Rex and his wife Heather also do research on yowies, which were said to be bigfoot-type creatures that lived in the Australian wilderness. They were part of Aboriginal legend. Some people think they still exist.
In a 2014 newsletter titled “Heather Sees Two Yowies”, Rex Gilroy wrote about his wife’s eyewitness account of seeing a yowie.
It’s such great yarn, we simply must recount it.
The story begins when Heather catches a glimpse of “a dark shape moving about in the roadside shrubbery just ahead of the car”.
“I had that eerie feeling that I was being observed by unseen eyes in the dense forest growth,” Rex wrote.

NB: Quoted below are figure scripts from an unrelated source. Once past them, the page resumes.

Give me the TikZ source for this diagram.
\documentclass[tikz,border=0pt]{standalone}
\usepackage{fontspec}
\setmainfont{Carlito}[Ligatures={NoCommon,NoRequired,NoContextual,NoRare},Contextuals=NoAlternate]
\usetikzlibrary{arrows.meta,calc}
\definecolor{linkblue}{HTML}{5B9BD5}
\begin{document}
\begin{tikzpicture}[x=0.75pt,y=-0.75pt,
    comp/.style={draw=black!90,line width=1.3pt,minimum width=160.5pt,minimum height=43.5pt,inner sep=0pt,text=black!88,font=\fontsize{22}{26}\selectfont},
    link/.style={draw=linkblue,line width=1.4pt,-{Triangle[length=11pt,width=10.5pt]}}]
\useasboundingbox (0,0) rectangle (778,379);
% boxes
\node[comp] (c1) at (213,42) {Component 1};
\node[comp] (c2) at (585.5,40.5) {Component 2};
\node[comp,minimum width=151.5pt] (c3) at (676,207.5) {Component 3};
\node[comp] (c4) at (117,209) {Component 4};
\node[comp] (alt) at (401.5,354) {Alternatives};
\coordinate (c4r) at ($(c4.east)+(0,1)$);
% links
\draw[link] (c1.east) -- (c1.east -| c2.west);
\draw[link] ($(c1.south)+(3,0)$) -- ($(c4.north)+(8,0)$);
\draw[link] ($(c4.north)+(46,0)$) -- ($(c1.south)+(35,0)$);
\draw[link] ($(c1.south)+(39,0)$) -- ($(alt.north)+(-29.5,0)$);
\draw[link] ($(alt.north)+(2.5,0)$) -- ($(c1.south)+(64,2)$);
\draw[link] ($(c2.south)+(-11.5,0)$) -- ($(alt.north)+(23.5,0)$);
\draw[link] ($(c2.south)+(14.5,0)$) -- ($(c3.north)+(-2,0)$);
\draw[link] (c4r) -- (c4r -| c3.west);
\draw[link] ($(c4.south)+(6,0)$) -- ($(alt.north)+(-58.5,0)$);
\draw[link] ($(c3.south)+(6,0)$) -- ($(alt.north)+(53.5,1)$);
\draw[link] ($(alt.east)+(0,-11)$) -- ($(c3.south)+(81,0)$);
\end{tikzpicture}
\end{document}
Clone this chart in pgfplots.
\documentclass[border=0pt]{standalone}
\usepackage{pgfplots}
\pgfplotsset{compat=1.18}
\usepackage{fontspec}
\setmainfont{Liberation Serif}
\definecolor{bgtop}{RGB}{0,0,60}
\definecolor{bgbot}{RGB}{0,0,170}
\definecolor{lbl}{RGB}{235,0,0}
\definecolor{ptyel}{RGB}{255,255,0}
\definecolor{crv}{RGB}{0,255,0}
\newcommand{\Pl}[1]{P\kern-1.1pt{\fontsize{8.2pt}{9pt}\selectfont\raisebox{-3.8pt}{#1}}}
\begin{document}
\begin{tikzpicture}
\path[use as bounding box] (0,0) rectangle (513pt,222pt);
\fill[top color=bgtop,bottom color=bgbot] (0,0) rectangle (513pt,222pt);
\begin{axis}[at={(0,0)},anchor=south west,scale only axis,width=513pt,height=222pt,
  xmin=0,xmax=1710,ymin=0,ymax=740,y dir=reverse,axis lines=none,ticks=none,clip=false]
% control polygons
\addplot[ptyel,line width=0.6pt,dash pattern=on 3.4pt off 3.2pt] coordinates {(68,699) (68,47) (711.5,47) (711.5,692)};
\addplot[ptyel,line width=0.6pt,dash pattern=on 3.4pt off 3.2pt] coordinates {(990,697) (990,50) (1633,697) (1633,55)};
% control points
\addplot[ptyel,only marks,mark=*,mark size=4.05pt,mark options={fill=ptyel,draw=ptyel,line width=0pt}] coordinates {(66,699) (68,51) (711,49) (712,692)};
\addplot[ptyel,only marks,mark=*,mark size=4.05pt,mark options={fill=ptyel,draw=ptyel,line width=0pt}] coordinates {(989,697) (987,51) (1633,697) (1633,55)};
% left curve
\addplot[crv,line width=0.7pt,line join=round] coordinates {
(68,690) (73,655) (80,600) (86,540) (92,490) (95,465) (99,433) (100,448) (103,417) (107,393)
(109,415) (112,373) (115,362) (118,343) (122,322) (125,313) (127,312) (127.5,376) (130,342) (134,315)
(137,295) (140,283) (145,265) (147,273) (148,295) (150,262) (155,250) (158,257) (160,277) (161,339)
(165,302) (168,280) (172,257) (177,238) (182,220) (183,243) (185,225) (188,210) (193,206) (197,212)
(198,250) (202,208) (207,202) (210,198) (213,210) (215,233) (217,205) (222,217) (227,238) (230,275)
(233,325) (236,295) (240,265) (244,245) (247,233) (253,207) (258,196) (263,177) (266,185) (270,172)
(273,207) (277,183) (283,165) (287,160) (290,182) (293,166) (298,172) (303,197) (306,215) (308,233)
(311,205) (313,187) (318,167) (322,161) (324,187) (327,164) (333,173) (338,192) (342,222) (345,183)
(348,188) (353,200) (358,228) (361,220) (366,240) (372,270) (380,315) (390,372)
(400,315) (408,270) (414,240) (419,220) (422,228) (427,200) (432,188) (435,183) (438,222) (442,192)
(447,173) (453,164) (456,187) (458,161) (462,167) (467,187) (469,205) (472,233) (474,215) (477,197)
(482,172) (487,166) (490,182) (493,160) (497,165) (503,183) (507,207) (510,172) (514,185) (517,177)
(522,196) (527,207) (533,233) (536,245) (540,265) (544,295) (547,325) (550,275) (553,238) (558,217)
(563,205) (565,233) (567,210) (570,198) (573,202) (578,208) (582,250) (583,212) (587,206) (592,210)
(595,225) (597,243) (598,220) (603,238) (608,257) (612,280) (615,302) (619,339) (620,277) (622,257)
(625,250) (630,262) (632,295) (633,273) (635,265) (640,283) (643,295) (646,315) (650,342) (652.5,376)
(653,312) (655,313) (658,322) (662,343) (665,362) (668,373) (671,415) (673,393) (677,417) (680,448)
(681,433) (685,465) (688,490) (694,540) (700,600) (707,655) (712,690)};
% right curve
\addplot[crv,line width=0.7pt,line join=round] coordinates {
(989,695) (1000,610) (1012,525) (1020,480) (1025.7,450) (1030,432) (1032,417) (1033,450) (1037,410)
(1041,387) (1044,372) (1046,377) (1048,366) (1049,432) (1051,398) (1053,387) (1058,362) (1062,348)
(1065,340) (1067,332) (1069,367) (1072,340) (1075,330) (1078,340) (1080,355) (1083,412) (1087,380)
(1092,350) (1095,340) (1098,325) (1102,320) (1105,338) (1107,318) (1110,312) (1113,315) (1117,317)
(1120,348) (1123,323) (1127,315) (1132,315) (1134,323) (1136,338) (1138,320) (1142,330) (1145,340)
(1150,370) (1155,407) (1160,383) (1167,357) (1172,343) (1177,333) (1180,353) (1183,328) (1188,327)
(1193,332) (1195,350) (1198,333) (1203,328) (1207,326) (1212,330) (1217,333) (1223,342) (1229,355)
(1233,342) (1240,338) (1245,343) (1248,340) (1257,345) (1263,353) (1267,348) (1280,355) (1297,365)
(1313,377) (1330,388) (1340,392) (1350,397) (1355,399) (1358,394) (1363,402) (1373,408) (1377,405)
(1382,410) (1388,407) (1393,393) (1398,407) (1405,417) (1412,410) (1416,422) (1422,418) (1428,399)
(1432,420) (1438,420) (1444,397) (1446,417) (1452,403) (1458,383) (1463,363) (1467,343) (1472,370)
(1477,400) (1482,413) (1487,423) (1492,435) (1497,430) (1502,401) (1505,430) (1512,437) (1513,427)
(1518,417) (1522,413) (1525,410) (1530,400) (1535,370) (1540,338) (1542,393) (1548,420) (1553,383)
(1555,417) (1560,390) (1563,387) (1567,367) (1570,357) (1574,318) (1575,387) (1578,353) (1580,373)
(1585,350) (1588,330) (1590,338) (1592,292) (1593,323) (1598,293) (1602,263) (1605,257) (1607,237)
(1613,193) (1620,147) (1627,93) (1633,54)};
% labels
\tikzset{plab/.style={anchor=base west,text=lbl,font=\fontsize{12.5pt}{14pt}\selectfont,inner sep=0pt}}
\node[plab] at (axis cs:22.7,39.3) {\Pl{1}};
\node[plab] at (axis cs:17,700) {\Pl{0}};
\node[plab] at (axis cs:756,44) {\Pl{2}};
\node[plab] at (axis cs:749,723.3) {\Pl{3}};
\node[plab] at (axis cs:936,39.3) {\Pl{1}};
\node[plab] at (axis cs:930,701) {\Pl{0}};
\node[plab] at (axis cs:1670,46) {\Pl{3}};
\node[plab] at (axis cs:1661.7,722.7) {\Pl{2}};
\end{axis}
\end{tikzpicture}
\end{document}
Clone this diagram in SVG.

“Later I discovered hominin feet impressions, indistinct and embedded in grass amid the shrubbery on the slope above the road where Heather had seen the mysterious dark shape. I had no doubt that she had spotted a yowie.”
They later drove down a “section of forest-covered mountainside”.
“The time was 4.45pm and I was looking at the passing forest and gullies.”
As Rex gazed at the trees, Heather saw some kind of creature – about 60 metres ahead – standing in the middle of the road.
She insists that it was “definitely not a kangaroo or wallaby”.
This creature, which stood on two legs, “briefly manoeuvred around some rocky gravel on the road”.
“When she looked again, the shape had moved across the road to the right into shrubbery at the base of a three-metre high bank, above which was a densely-timbered mountainside slope.
“Immediately behind the tree trunk, a steep slope dropped down through forest into a deep gully. It was apparent that the hominin had emerged from the gully to move along the edge of the road past the trunk, before crossing the road (where Heather had seen it) to the base of the bank, where it was then obscured by the foliage.”
Narrow Escape
Rex continued: “At this point in time, it made a quick scramble/climb up the shrubbery-covered bank to escape unseen into the forest beyond.
“Examining the bank on the other side of the road, I discovered fresh scuff marks in the grassy soil where the hominin had made its quick climb up the bank.
“I knew it would be useless to attempt pursuit in that steep terrain. By now I was certain that Heather had caught a glimpse of a yowie, although the figure was some distance down the road when spotted. Turning to Heather I said ‘congratulations, whatever form it was, you have become one of those lucky people who have seen a yowie’.
“Then, at one point, looking down at my feet, I spotted what I had hoped to find – a yowie foot impression. No others were visible due to the gravelly ground and grass covering much of the old road, but here was a mostly indistinct left footprint, perhaps only hours old, embedded in a moist patch of soil and leaf litter.”
Plaster Cast
Rex took off his backpack and placed his camera to one side.
“I bent down to gently remove leaves which had fallen onto the shallow impression since it had been made,” he wrote.
“I quickly mixed the plaster with water in the bucket then poured it over the impression.
“After about 20 minutes, the cast was sufficiently dried and hard enough to be lifted.”
The plaster-cast of the foot was 38cm long and 16cm wide across the toes, 15cm wide at mid-foot, 14cm wide across the heel and 2cm deep.
Rex said this foot impression shows that “relict hominins continue to haunt those wilds, just as they have done since ancient Aboriginal times and before”.
“The maker of the tracks was a large Homo erectus form of yowie.
“My success in finding this foot impression has encouraged us to return to the Barrington Tops... to hopefully turn up more footprints and any other evidence of the ever-elusive ‘hairy man’.”